Figure 13. Snapshots during the unfolding simulation. The H helices of GroEL are colored yellow, the I helices are green, the loops formed by residues 310–315 are orange, and the rest of GroEL is blue. GroEL is viewed from the top, looking down into the cis cavity. Rhodanese is shown in red, except for the loop consisting of residues 45–50, which is in light blue.

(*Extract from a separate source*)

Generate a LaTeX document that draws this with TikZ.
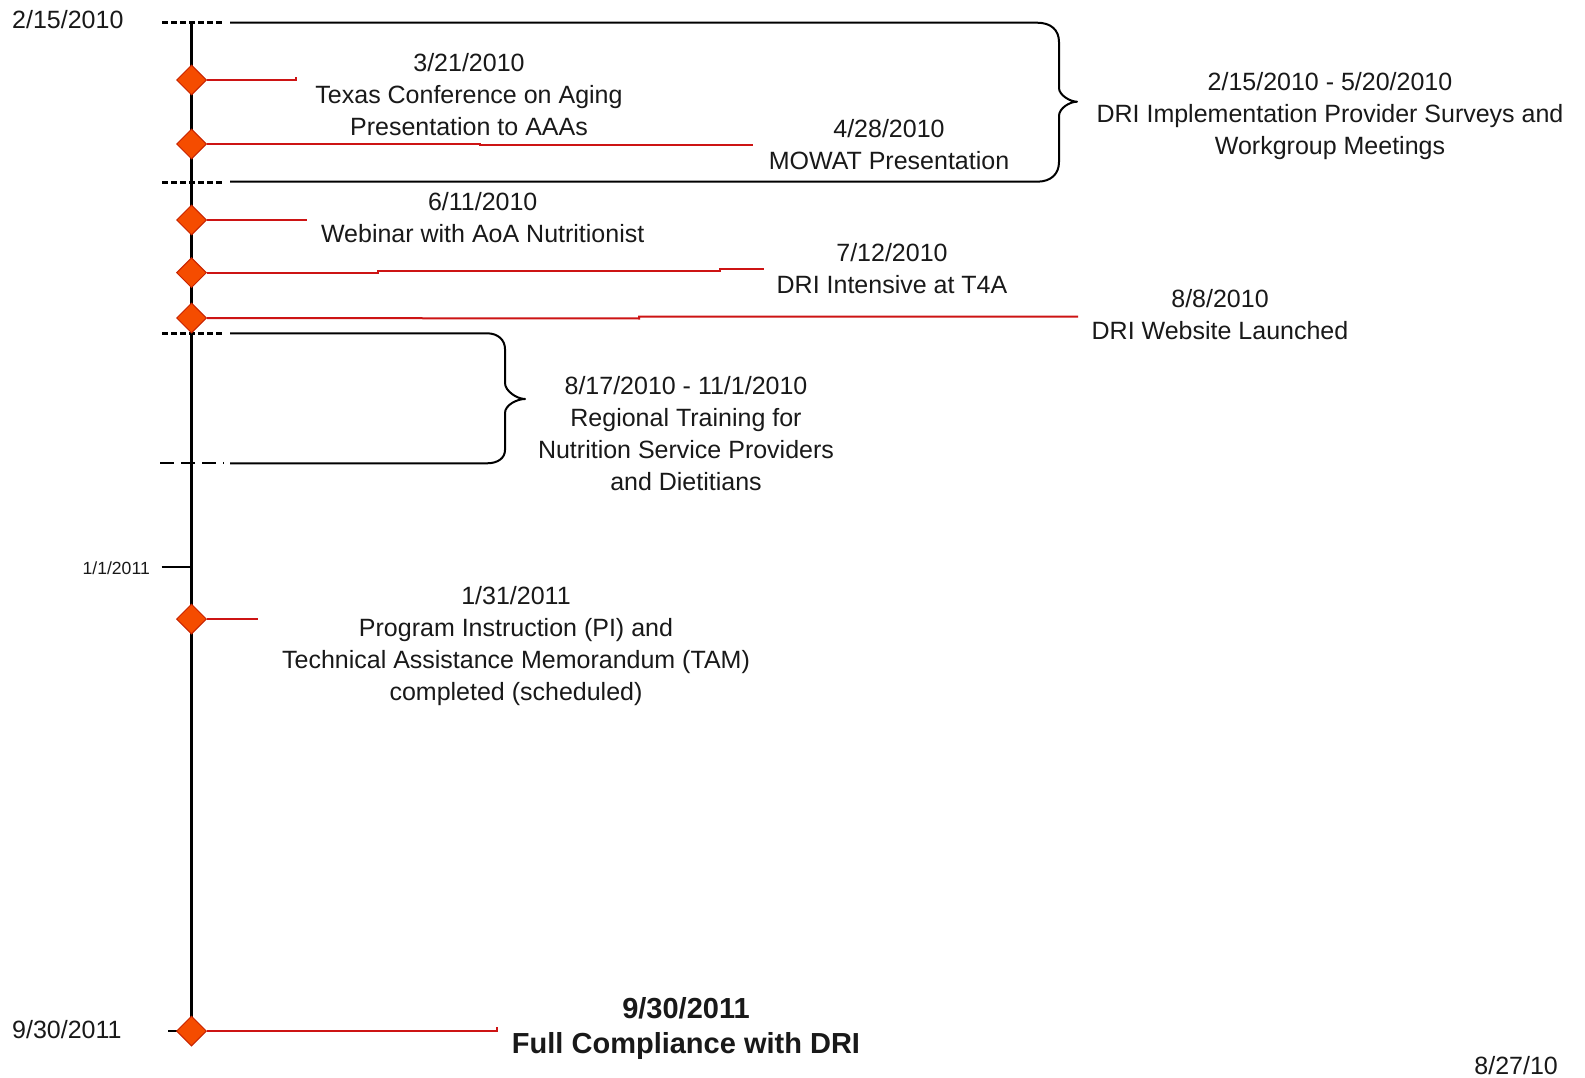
\documentclass[tikz,border=0pt]{standalone}
\usepackage{fontspec}
\setmainfont{Liberation Sans}
\usetikzlibrary{shapes.geometric}

\definecolor{inkgray}{RGB}{25,25,25}
\definecolor{markfill}{RGB}{245,76,0}
\definecolor{markedge}{RGB}{200,35,0}
\definecolor{leadred}{RGB}{205,20,20}

\pgfdeclarelayer{bg}
\pgfsetlayers{bg,main}

\begin{document}
\begin{tikzpicture}[x=1pt,y=-1pt,
  marker/.style={diamond, draw=markedge, line width=1pt, fill=markfill,
    minimum width=30pt, minimum height=30pt, inner sep=0pt},
  lead/.style={draw=leadred, line width=2pt},
  spine/.style={draw=black, line width=3.5pt},
  tickdash/.style={draw=black, line width=3pt, dash pattern=on 6pt off 3pt},
  tickdashlong/.style={draw=black, line width=2pt, dash pattern=on 14pt off 7pt},
  bracket/.style={draw=black, line width=2pt, line join=round},
  label/.style={text=inkgray, inner sep=0pt, align=center,
    font=\fontsize{25}{32}\selectfont, anchor=north},
  datelabel/.style={text=inkgray, inner sep=0pt, font=\fontsize{25}{30}\selectfont},
]
\path[use as bounding box] (0,0) rectangle (1585,1078);

% event markers on the time line
\node[marker] (d1) at (191.5,80) {};
\node[marker] (d2) at (191.5,144) {};
\node[marker] (d3) at (191.5,220) {};
\node[marker] (d4) at (191.5,272.7) {};
\node[marker] (d5) at (191.5,318) {};
\node[marker] (d6) at (191.5,619) {};
\node[marker] (d7) at (191.5,1031) {};

% free ends of the leader lines and ticks
\coordinate (top) at (191.5,22.7);
\coordinate (e1) at (296,80);
\coordinate (e2) at (753,145.5);
\coordinate (e3) at (307,220);
\coordinate (e4) at (764,269);
\coordinate (e5) at (1078,316.5);
\coordinate (e6) at (258,619);
\coordinate (e7) at (497,1031);
\coordinate (y2011) at (161.7,567.3);
\coordinate (endtick) at (168,1031);

\begin{pgfonlayer}{bg}
  % page
  \fill[white] (0,0) rectangle (1585,1078);
  % main axis
  \draw[spine] (top) -- (d7.center);
  % period ticks
  \draw[tickdash] (162,22.7) -- (222,22.7);
  \draw[tickdash] (162,182.3) -- (222,182.3);
  \draw[tickdash] (162,333.3) -- (222,333.3);
  \draw[tickdashlong] (160,463.3) -- (224,463.3);
  % year and end ticks
  \draw[draw=black, line width=2pt] (y2011) -- (191.5,567.3);
  \draw[draw=black, line width=2pt] (endtick) -- (d7.center);
\end{pgfonlayer}

% leader lines
\draw[lead] (d1.east) -- (e1) -- ++(0,-3);
\draw[lead] (d2.east) -- (480,144) -- (480,145.5) -- (e2);
\draw[lead] (d3.east) -- (e3);
\draw[lead] (d4.east) -- (378,272.7) -- (378,271) -- (720,271) -- (720,269) -- (e4);
\draw[lead] (d5.east) -- (639,318.5) -- (639,316.5) -- (e5);
\draw[lead] (d6.east) -- (e6);
\draw[lead] (d7.east) -- (e7) -- ++(0,-4);

% period brackets
\draw[bracket] (230,22.7) -- (1037,22.7)
  .. controls (1051,22.7) and (1059,30) .. (1059,42) -- (1059,88)
  .. controls (1059,95) and (1070,101.7) .. (1077,101.7)
  .. controls (1070,101.7) and (1059,108) .. (1059,116) -- (1059,162)
  .. controls (1059,174) and (1051,181.7) .. (1037,181.7) -- (230,181.7);
\draw[bracket] (230,333.3) -- (487,333.3)
  .. controls (498,333.3) and (505,340) .. (505,349) -- (505,383)
  .. controls (505,391) and (517,399) .. (525,399)
  .. controls (517,399) and (505,405) .. (505,413) -- (505,450)
  .. controls (505,458) and (498,463.3) .. (487,463.3) -- (230,463.3);

% axis dates
\node[datelabel, anchor=west] (start) at (12,20) {2/15/2010};
\node[datelabel, anchor=west] (finish) at (12,1030) {9/30/2011};
\node[datelabel, anchor=east, font=\fontsize{17.6}{20}\selectfont] (jan) at (150,568) {1/1/2011};
\node[datelabel, anchor=east] (stamp) at (1558,1066) {8/27/10};

% event texts
\node[label] (t321) at (469,53.5) {3/21/2010\\Texas Conference on Aging\\Presentation to AAAs};
\node[label] (t428) at (889,119.3) {4/28/2010\\MOWAT Presentation};
\node[label] (t611) at (482.7,192) {6/11/2010\\Webinar with AoA Nutritionist};
\node[label] (t712) at (892,242.7) {7/12/2010\\DRI Intensive at T4A};
\node[label] (t808) at (1220,289.3) {8/8/2010\\DRI Website Launched};
\node[label] (tsurvey) at (1330,72) {2/15/2010 - 5/20/2010\\DRI Implementation Provider Surveys and\\Workgroup Meetings};
\node[label] (ttrain) at (686,376) {8/17/2010 - 11/1/2010\\Regional Training for\\Nutrition Service Providers\\and Dietitians};
\node[label] (tpi) at (516,586) {1/31/2011\\Program Instruction (PI) and\\Technical Assistance Memorandum (TAM)\\completed (scheduled)};
\node[label, font=\bfseries\fontsize{29}{35}\selectfont] (tfull) at (686,997.4) {9/30/2011\\Full Compliance with DRI};
\end{tikzpicture}
\end{document}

A. van der Vaart, J. Ma, and M. Karplus, “The unfolding action of GroEL on a protein substrate,” Biophys. J. 87, 562 (2004). BER, NIH, MCIF

Protein folding is complicated by high concentrations of other molecules in the cell, which can cause misfolding or aggregation of denatured proteins. Chaperones, such as the well studied bacterial chaperone GroEL, are known to protect folding proteins, but the protective mechanisms have been unclear. Van der Vaart et al. used a molecular dynamics simulation to show how GroEL can actively unfold denatured rhodanese as the apical domains of GroEL move to the open position (Figure 13). This finding confirms that multidomain interactions of the chaperone system with the protein substrate play an essential role in the protein-folding process.

 

Understanding Protein-Folding Intermediates

S. Brown and T. Head-Gordon, “Intermediates in the folding of proteins L and G,” Protein Sci. 13, 958 (2004). BER, ASCR-MICS, UCB, NSF

Understanding how and why proteins fold through intermediates (partially folded chains) is important for understanding larger proteins, more complicated topologies, and their possible connection to misfolding processes responsible for disease. Brown and Head-Gordon simulated the folding of Ig-binding proteins L and G, which have distinctly different folding mechanisms but identical folding topologies. Results indicate that protein G folds through an early intermediate while protein L does not. Specifically, protein G folding involves an on-pathway early intermediate; a barrier separates the unfolded state from the early folding intermediate; and this barrier is lower in free energy relative to the unfolded state.